- INFORMATION SUPPLIED
= = =
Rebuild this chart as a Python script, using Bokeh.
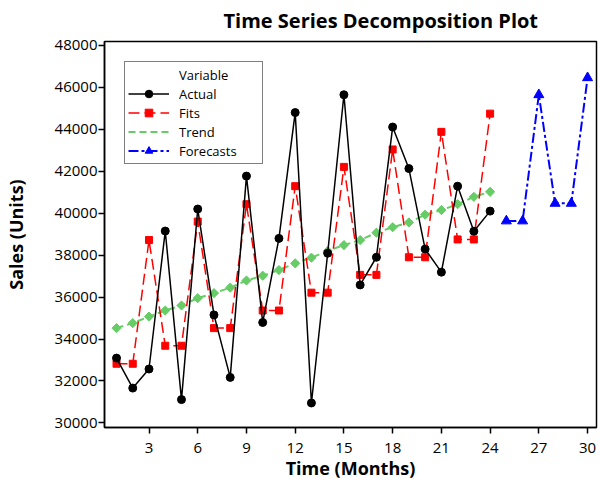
from bokeh.plotting import figure
from bokeh.models import Range1d, Legend, LegendItem, FixedTicker
from bokeh.embed import file_html
from bokeh.resources import INLINE

t_obs = list(range(1, 25))
actual = [33090, 31660, 32570, 39150, 31110, 40200, 35150, 32170, 41770, 34790, 38800, 44800,
          30950, 38090, 45650, 36580, 37900, 44110, 42130, 38290, 37190, 41290, 39140, 40100]
fits = [32820, 32820, 38720, 33680, 33680, 39600, 34520, 34520, 40430, 35360, 35360, 41290,
        36210, 36210, 42210, 37060, 37060, 43040, 37900, 37900, 43880, 38750, 38750, 44750]
trend = [34520, 34760, 35070, 35360, 35600, 35950, 36190, 36450, 36790, 37020, 37290, 37610,
         37880, 38200, 38480, 38720, 39070, 39330, 39560, 39930, 40150, 40430, 40780, 41020]
t_fc = [25, 26, 27, 28, 29, 30]
forecasts = [39630, 39630, 45650, 40470, 40470, 46460]

x_ticks = [3, 6, 9, 12, 15, 18, 21, 24, 27, 30]
y_ticks = [30000, 32000, 34000, 36000, 38000, 40000, 42000, 44000, 46000, 48000]

TITLE = "Time Series Decomposition Plot"
X_LABEL = "Time (Months)"
Y_LABEL = "Sales (Units)"

FONT = "Open Sans"
GREEN = "#66CC66"

p = figure(width=600, height=482, output_backend="svg", toolbar_location=None,
           x_range=Range1d(0.26, 30.55), y_range=Range1d(29780, 48190),
           min_border_left=101, min_border_right=4, min_border_top=41, min_border_bottom=54)

p.title.text = TITLE
p.title.text_font = FONT
p.title.text_font_size = "20px"
p.title.text_font_style = "bold"
p.title.text_color = "black"
p.title.align = "left"
p.title.offset = 119
p.title.vertical_align = "top"
p.title.standoff = 12

p.xgrid.visible = False
p.ygrid.visible = False
p.outline_line_color = "black"
p.outline_line_width = 1.5
p.outline_line_alpha = 1.0
p.background_fill_color = "white"
p.border_fill_color = "white"

for ax in (p.xaxis[0], p.yaxis[0]):
    ax.major_label_text_font = FONT
    ax.major_label_text_font_size = "15px"
    ax.major_label_text_color = "black"
    ax.axis_label_text_font = FONT
    ax.axis_label_text_font_size = "18px"
    ax.axis_label_text_font_style = "bold"
    ax.axis_label_text_color = "black"
    ax.axis_line_color = "black"
    ax.axis_line_width = 1.5
    ax.major_tick_line_color = "black"
    ax.major_tick_line_width = 1.5
    ax.major_tick_in = 0
    ax.major_tick_out = 6
    ax.minor_tick_line_color = None

p.xaxis[0].ticker = FixedTicker(ticks=x_ticks)
p.yaxis[0].ticker = FixedTicker(ticks=y_ticks)
p.xaxis[0].axis_label = X_LABEL
p.yaxis[0].axis_label = Y_LABEL
p.xaxis[0].major_label_standoff = 9
p.yaxis[0].major_label_standoff = 1
p.xaxis[0].axis_label_standoff = 0
p.yaxis[0].axis_label_standoff = 24

# Trend
tl = p.line(t_obs, trend, line_color=GREEN, line_width=2, line_dash="7 4")
ts = p.scatter(t_obs, trend, marker="square", angle=0.785398, size=6.5,
               fill_color=GREEN, line_color=GREEN)
# Fits
fl = p.line(t_obs, fits, line_color="red", line_width=1.5, line_dash="11 5")
fs = p.scatter(t_obs, fits, marker="square", size=7, fill_color="red", line_color="red")
# Actual
al = p.line(t_obs, actual, line_color="black", line_width=1.5)
ascat = p.scatter(t_obs, actual, marker="circle", size=8, fill_color="black", line_color="black")
# Forecasts
cl = p.line(t_fc, forecasts, line_color="blue", line_width=2, line_dash="10 3 3 3")
cs = p.scatter(t_fc, forecasts, marker="triangle", size=10, fill_color="blue", line_color="blue")

dummy = p.scatter([], [], marker="circle", size=1, fill_alpha=0, line_alpha=0)
trend_key = p.scatter([], [], marker="diamond", size=11, fill_color=GREEN, line_color=GREEN)

legend = Legend(items=[
    LegendItem(label="Variable", renderers=[dummy]),
    LegendItem(label="Actual", renderers=[al, ascat]),
    LegendItem(label="Fits", renderers=[fl, fs]),
    LegendItem(label="Trend", renderers=[tl, trend_key]),
    LegendItem(label="Forecasts", renderers=[cl, cs]),
], location="top_left")
legend.margin = 20
legend.padding = 3
legend.spacing = 0
legend.glyph_width = 41
legend.glyph_height = 19
legend.label_height = 19
legend.label_width = 80
legend.label_standoff = 10
legend.label_text_font = FONT
legend.label_text_font_size = "13px"
legend.label_text_color = "black"
legend.border_line_color = "black"
legend.border_line_width = 1.5
legend.background_fill_alpha = 1.0
p.add_layout(legend)

open("out.html", "w").write(file_html(p, INLINE))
= = =
- SET TASK
Repeat the listing above exactly from its first line to the line containing "ax.minor_tick_line_color = None", both included, and omit the pictures.

- RESPONSE TO THE EXERCISE
Rebuild this chart as a Python script, using Bokeh.
from bokeh.plotting import figure
from bokeh.models import Range1d, Legend, LegendItem, FixedTicker
from bokeh.embed import file_html
from bokeh.resources import INLINE

t_obs = list(range(1, 25))
actual = [33090, 31660, 32570, 39150, 31110, 40200, 35150, 32170, 41770, 34790, 38800, 44800,
          30950, 38090, 45650, 36580, 37900, 44110, 42130, 38290, 37190, 41290, 39140, 40100]
fits = [32820, 32820, 38720, 33680, 33680, 39600, 34520, 34520, 40430, 35360, 35360, 41290,
        36210, 36210, 42210, 37060, 37060, 43040, 37900, 37900, 43880, 38750, 38750, 44750]
trend = [34520, 34760, 35070, 35360, 35600, 35950, 36190, 36450, 36790, 37020, 37290, 37610,
         37880, 38200, 38480, 38720, 39070, 39330, 39560, 39930, 40150, 40430, 40780, 41020]
t_fc = [25, 26, 27, 28, 29, 30]
forecasts = [39630, 39630, 45650, 40470, 40470, 46460]

x_ticks = [3, 6, 9, 12, 15, 18, 21, 24, 27, 30]
y_ticks = [30000, 32000, 34000, 36000, 38000, 40000, 42000, 44000, 46000, 48000]

TITLE = "Time Series Decomposition Plot"
X_LABEL = "Time (Months)"
Y_LABEL = "Sales (Units)"

FONT = "Open Sans"
GREEN = "#66CC66"

p = figure(width=600, height=482, output_backend="svg", toolbar_location=None,
           x_range=Range1d(0.26, 30.55), y_range=Range1d(29780, 48190),
           min_border_left=101, min_border_right=4, min_border_top=41, min_border_bottom=54)

p.title.text = TITLE
p.title.text_font = FONT
p.title.text_font_size = "20px"
p.title.text_font_style = "bold"
p.title.text_color = "black"
p.title.align = "left"
p.title.offset = 119
p.title.vertical_align = "top"
p.title.standoff = 12

p.xgrid.visible = False
p.ygrid.visible = False
p.outline_line_color = "black"
p.outline_line_width = 1.5
p.outline_line_alpha = 1.0
p.background_fill_color = "white"
p.border_fill_color = "white"

for ax in (p.xaxis[0], p.yaxis[0]):
    ax.major_label_text_font = FONT
    ax.major_label_text_font_size = "15px"
    ax.major_label_text_color = "black"
    ax.axis_label_text_font = FONT
    ax.axis_label_text_font_size = "18px"
    ax.axis_label_text_font_style = "bold"
    ax.axis_label_text_color = "black"
    ax.axis_line_color = "black"
    ax.axis_line_width = 1.5
    ax.major_tick_line_color = "black"
    ax.major_tick_line_width = 1.5
    ax.major_tick_in = 0
    ax.major_tick_out = 6
    ax.minor_tick_line_color = None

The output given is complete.